• [Goal]: Which lines run from the first one up to and including the one with "(csf) at (1041.7,248.7)"? Print exactly those.

• [Stored data]:
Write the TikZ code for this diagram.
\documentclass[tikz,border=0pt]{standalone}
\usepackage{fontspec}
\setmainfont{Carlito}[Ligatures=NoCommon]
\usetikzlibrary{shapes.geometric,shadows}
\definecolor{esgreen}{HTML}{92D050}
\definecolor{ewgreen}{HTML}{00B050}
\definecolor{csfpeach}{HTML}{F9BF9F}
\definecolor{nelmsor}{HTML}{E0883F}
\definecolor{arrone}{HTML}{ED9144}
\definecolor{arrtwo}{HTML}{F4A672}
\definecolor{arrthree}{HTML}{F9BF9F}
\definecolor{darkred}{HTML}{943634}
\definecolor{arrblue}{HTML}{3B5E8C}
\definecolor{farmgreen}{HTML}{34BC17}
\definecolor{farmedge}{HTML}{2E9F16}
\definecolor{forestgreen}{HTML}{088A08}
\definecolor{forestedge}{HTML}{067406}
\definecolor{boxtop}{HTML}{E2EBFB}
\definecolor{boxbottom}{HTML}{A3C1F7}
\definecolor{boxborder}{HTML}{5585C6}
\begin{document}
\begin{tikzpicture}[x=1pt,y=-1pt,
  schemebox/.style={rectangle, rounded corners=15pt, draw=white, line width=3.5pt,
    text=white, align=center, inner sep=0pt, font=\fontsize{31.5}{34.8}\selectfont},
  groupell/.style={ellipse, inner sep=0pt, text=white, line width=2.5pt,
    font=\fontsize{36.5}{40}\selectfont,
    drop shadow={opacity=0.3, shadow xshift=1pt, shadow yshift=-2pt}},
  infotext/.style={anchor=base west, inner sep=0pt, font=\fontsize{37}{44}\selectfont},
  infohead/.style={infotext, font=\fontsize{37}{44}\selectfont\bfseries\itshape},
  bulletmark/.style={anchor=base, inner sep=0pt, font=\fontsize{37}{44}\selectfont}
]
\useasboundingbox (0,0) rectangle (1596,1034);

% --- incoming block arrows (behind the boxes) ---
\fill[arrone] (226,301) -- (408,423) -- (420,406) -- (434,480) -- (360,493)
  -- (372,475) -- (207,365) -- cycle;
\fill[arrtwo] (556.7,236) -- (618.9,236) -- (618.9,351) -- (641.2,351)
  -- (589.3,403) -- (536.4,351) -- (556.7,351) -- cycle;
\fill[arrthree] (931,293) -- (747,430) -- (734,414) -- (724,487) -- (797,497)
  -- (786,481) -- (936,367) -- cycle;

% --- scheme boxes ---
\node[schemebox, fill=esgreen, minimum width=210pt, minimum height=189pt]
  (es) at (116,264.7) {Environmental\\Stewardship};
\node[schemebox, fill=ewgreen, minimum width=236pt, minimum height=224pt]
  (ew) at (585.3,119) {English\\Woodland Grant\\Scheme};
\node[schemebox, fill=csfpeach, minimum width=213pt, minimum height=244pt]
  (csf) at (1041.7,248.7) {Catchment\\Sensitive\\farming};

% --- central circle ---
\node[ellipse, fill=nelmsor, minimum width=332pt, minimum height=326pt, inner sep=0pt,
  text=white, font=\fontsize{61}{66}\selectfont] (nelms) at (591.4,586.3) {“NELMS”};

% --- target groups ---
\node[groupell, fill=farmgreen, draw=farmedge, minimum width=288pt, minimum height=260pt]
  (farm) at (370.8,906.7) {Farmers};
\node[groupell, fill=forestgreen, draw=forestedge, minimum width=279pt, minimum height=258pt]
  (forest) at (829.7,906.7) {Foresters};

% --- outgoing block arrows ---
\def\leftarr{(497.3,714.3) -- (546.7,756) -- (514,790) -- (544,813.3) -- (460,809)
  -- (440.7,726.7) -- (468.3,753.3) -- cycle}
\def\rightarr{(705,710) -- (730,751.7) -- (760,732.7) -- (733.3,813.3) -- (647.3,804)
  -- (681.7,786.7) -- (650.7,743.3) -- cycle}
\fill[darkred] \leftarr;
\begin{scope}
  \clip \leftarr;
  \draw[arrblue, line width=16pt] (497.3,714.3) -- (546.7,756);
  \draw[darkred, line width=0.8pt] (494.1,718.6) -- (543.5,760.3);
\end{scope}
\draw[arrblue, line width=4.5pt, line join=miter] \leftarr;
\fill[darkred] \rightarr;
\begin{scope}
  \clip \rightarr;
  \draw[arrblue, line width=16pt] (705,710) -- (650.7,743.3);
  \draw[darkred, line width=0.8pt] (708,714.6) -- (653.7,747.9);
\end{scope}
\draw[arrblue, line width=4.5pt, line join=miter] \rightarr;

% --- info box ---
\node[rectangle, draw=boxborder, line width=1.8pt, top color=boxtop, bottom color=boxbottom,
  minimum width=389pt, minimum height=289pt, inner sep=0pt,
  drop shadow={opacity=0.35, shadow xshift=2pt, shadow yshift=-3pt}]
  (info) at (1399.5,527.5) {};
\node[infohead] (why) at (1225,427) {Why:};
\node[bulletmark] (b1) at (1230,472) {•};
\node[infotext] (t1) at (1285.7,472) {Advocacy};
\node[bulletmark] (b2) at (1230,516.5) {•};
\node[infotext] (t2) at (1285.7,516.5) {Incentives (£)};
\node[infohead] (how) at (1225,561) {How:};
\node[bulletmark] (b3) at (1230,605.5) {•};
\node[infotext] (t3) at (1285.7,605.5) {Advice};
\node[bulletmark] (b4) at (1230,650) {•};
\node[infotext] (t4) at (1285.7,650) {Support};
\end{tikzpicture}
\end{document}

• [Correct response]:
Write the TikZ code for this diagram.
\documentclass[tikz,border=0pt]{standalone}
\usepackage{fontspec}
\setmainfont{Carlito}[Ligatures=NoCommon]
\usetikzlibrary{shapes.geometric,shadows}
\definecolor{esgreen}{HTML}{92D050}
\definecolor{ewgreen}{HTML}{00B050}
\definecolor{csfpeach}{HTML}{F9BF9F}
\definecolor{nelmsor}{HTML}{E0883F}
\definecolor{arrone}{HTML}{ED9144}
\definecolor{arrtwo}{HTML}{F4A672}
\definecolor{arrthree}{HTML}{F9BF9F}
\definecolor{darkred}{HTML}{943634}
\definecolor{arrblue}{HTML}{3B5E8C}
\definecolor{farmgreen}{HTML}{34BC17}
\definecolor{farmedge}{HTML}{2E9F16}
\definecolor{forestgreen}{HTML}{088A08}
\definecolor{forestedge}{HTML}{067406}
\definecolor{boxtop}{HTML}{E2EBFB}
\definecolor{boxbottom}{HTML}{A3C1F7}
\definecolor{boxborder}{HTML}{5585C6}
\begin{document}
\begin{tikzpicture}[x=1pt,y=-1pt,
  schemebox/.style={rectangle, rounded corners=15pt, draw=white, line width=3.5pt,
    text=white, align=center, inner sep=0pt, font=\fontsize{31.5}{34.8}\selectfont},
  groupell/.style={ellipse, inner sep=0pt, text=white, line width=2.5pt,
    font=\fontsize{36.5}{40}\selectfont,
    drop shadow={opacity=0.3, shadow xshift=1pt, shadow yshift=-2pt}},
  infotext/.style={anchor=base west, inner sep=0pt, font=\fontsize{37}{44}\selectfont},
  infohead/.style={infotext, font=\fontsize{37}{44}\selectfont\bfseries\itshape},
  bulletmark/.style={anchor=base, inner sep=0pt, font=\fontsize{37}{44}\selectfont}
]
\useasboundingbox (0,0) rectangle (1596,1034);

% --- incoming block arrows (behind the boxes) ---
\fill[arrone] (226,301) -- (408,423) -- (420,406) -- (434,480) -- (360,493)
  -- (372,475) -- (207,365) -- cycle;
\fill[arrtwo] (556.7,236) -- (618.9,236) -- (618.9,351) -- (641.2,351)
  -- (589.3,403) -- (536.4,351) -- (556.7,351) -- cycle;
\fill[arrthree] (931,293) -- (747,430) -- (734,414) -- (724,487) -- (797,497)
  -- (786,481) -- (936,367) -- cycle;

% --- scheme boxes ---
\node[schemebox, fill=esgreen, minimum width=210pt, minimum height=189pt]
  (es) at (116,264.7) {Environmental\\Stewardship};
\node[schemebox, fill=ewgreen, minimum width=236pt, minimum height=224pt]
  (ew) at (585.3,119) {English\\Woodland Grant\\Scheme};
\node[schemebox, fill=csfpeach, minimum width=213pt, minimum height=244pt]
  (csf) at (1041.7,248.7) {Catchment\\Sensitive\\farming};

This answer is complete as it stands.